Иногда Степан Иванович начинал рассказывать так, что невозможно было угадать, к чему он клонит и куда ведет. Да и сам он, наверное, не смог бы объяснить длинный ход своих мыслей: сказалось от души, а почему сказалось — кто его знает.
На этот раз Степан Иванович тоже начал издалека:
— Между прочим, принял враг на нашей земле такую моду: рубить молодой березнячок — толщиной с девичью руку — и делать из белых жердочек палисадники, беседки, скамейки, перила и разные фигурные ограды. Когда наши части пошли на запад, возле каждого ихнего штаба я видел ограды из белых жердочек. Измывались они над березками, как могли, и в дугу гнули, и на мелкие кусочки рубили.
Однажды поехал я в госпиталь. Вижу — на случайном месте, вдали от дороги, стоит белая беседка со скамейками, со шпилем — все честь честью. Вечер, кругом нет никого, а вдали пустая, никому ненужная беседка. Много на нее было загублено молодых березок. Помню, жалко мне стало эти березки до невозможности. Подошел, тронул гладкие, шелковые жердочки, а они тепленькие — словно еще живые. А на одной возле косого обруба сок застыл — как слеза. Будто плакала березка под вражеским тесаком.

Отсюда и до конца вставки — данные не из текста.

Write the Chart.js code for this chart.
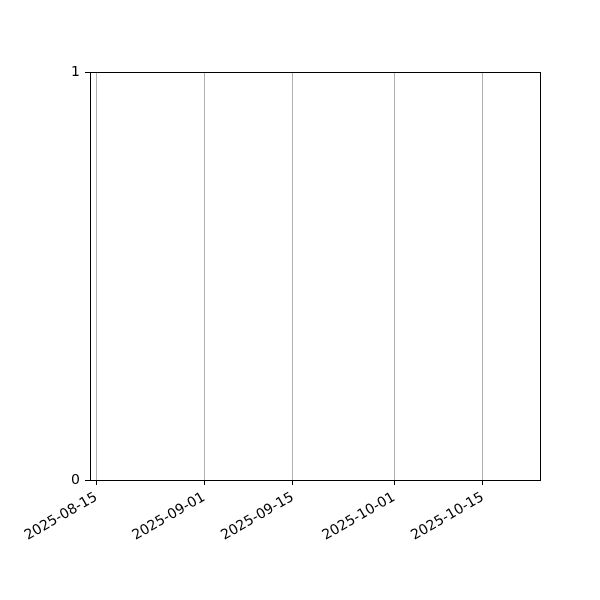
<!DOCTYPE html>
<html>
<head>
<meta charset="utf-8">
<script src="https://cdn.jsdelivr.net/npm/chart.js@4.4.1/dist/chart.umd.min.js"></script>
<style>
  body { margin: 0; background: #fff; }
  canvas { display: block; }
</style>
</head>
<body>
<canvas id="emptyChart" width="600" height="600"></canvas>
<script>
// axis range and tick dates (no series plotted)
const xRange = ["2025-08-14", "2025-10-24"];
const tickDates = ["2025-08-15", "2025-09-01", "2025-09-15", "2025-10-01", "2025-10-15"];
const yTicks = [0, 1];
const seriesPoints = [];

const DAY = 86400000;
const toDay = s => Date.parse(s + "T00:00:00Z") / DAY;
const fromDay = d => new Date(d * DAY).toISOString().slice(0, 10);

// full box around the plot area like matplotlib spines
const frame = {
  id: "frame",
  afterDraw(chart) {
    const { ctx, chartArea: a } = chart;
    ctx.save();
    ctx.strokeStyle = "#000";
    ctx.lineWidth = 1;
    ctx.strokeRect(a.left + 0.5, a.top + 0.5, a.right - a.left, a.bottom - a.top);
    ctx.restore();
  }
};

const ctx = document.getElementById("emptyChart").getContext("2d");
new Chart(ctx, {
  type: "scatter",
  data: { datasets: [{ data: seriesPoints }] },
  options: {
    responsive: false,
    animation: false,
    layout: { padding: { top: 72, right: 60, left: 0, bottom: 0 } },
    plugins: { legend: { display: false }, tooltip: { enabled: false } },
    scales: {
      x: {
        type: "linear",
        min: toDay(xRange[0]),
        max: toDay(xRange[1]),
        border: { display: false },
        grid: { color: "#b0b0b0", lineWidth: 1, tickColor: "#000", tickLength: 5 },
        afterBuildTicks: scale => {
          scale.ticks = tickDates.map(d => ({ value: toDay(d) }));
        },
        afterFit: scale => {
          scale.height = 120;
          scale.paddingLeft = 0;
          scale.paddingRight = 0;
        },
        ticks: {
          autoSkip: false,
          minRotation: 30,
          maxRotation: 30,
          padding: 4,
          color: "#000",
          font: { family: "DejaVu Sans", size: 14 },
          callback: v => fromDay(v)
        }
      },
      y: {
        min: yTicks[0],
        max: yTicks[yTicks.length - 1],
        border: { display: false },
        grid: { drawOnChartArea: false, tickColor: "#000", tickLength: 5 },
        afterBuildTicks: scale => {
          scale.ticks = yTicks.map(v => ({ value: v }));
        },
        afterFit: scale => { scale.width = 90; },
        ticks: {
          padding: 5,
          color: "#000",
          font: { family: "DejaVu Sans", size: 14 },
          callback: v => String(v)
        }
      }
    }
  },
  plugins: [frame]
});
</script>
</body>
</html>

Степан Иванович нахмурился, сердито кашлянул и стал сворачивать цыгарку. Потом закурил и продолжал:
— Вы крепче, ребята, держите карабины в своих руках, глядите, чтобы этого больше не было…
Ну, ладно. Приехал я в госпиталь. Рука, говорят, сильно перебита — надо ложиться. А госпиталь был сортировочный. Палатки в лесу — вот и весь госпиталь. В палатках земля была застлана брезентом, а под моей койкой росли ромашки. В общем — полевой госпиталь. В нем долго не держали — подлечат немного и переправляют в тыл, кого куда, согласно истории болезни. Вымыли там меня, выдали халат. Гляжу — маленькая сестра стелет на койку простыни. Смешная девчонка: носик маленький, курносый, губы толстые, лицо круглое и сама вся кругленькая со всех сторон. «Какой, спрашиваю, национальности — рязанская или тамбовская?» Она почему-то обиделась. «Сами вы, говорит, тамбовский. Я — из города Смоленска». Сильно она переживала из-за своей наружности. Косыночку завязывала по-особому — кокошником, брови подбривала, старалась сама себя держать солидно, но как-то не получалось это у нее.

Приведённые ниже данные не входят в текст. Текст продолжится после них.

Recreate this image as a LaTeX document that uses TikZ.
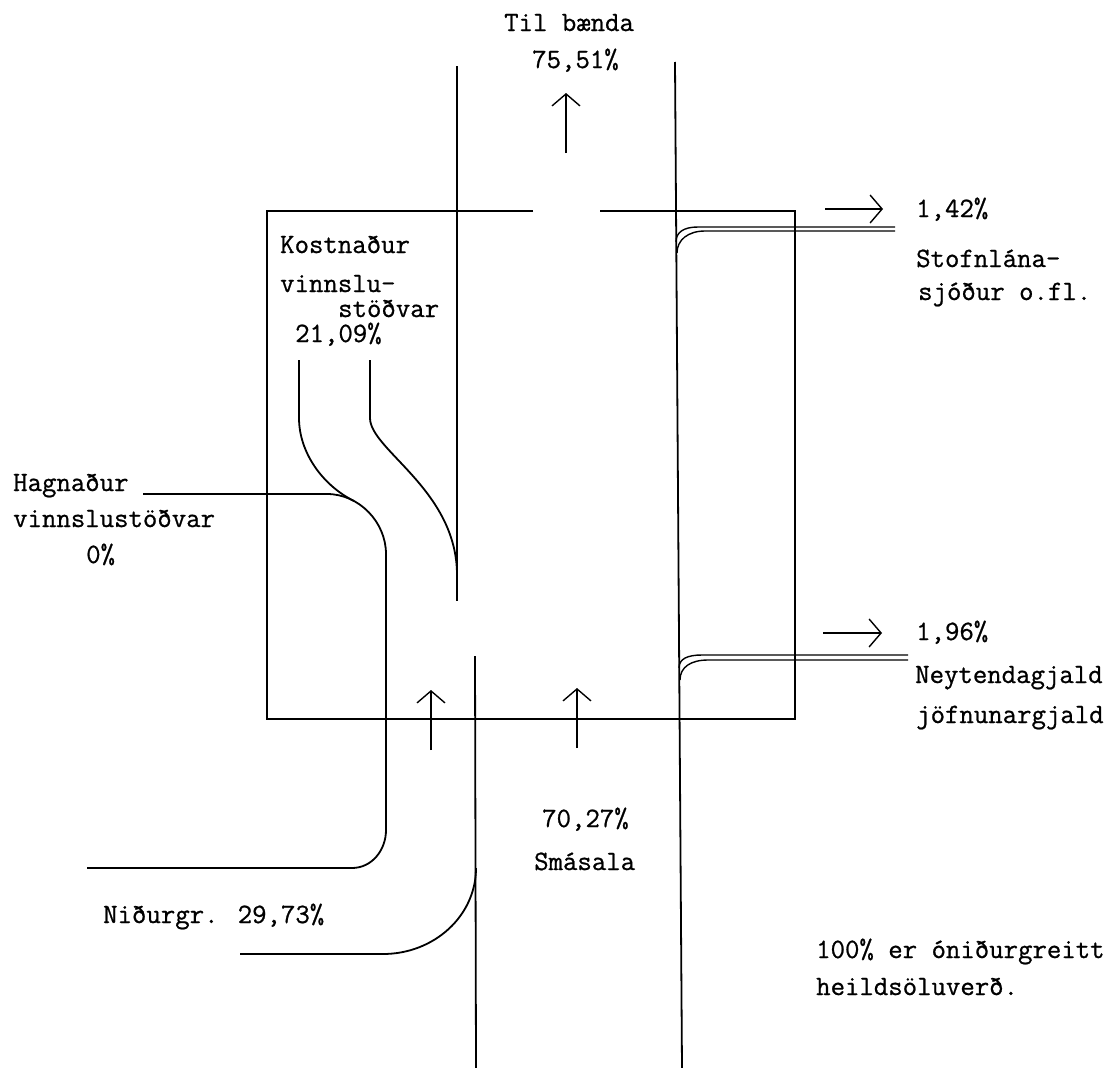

Плюс к тому она неловкая была, суетливая. Не умела подладиться к тамошним порядкам. То пузырек с каплями разобьет, то температуру в положенное время позабудет замерить. Крепко ей доставалось от военврача второго ранга, строгого седого старика, которому она каждое утро завязывала тесемки на халате. Звали ее Мария Платоновна, а я стал называть Машенька. Хотя она и обижалась на это, но с моей легкой руки все стали ее называть Машенькой, и осталась она Машенькой, наверно, до самого конца войны. А раненые, народ капризный, как грудные ребята, — полные сутки держали ее в заботах и хлопотах. Бывало, к вечеру, выберет Машенька минутку, сядет у окошка и тихонько поет: «Ягодиночку-то учат пулемет заряживать, а меня, девчонку, учат раны перевязывать…» Бледная сидит, вовсе из сил выбилась, круги под глазами — а поет. Кто-нибудь стонет или бредит во сне, а она поет. Но мы на нее не обижались. Жалели. Знали, что никакого ягодиночки у нее нет, что родители ее остались где-то по ту сторону фронта и она в этом госпитале одинокая, как перст.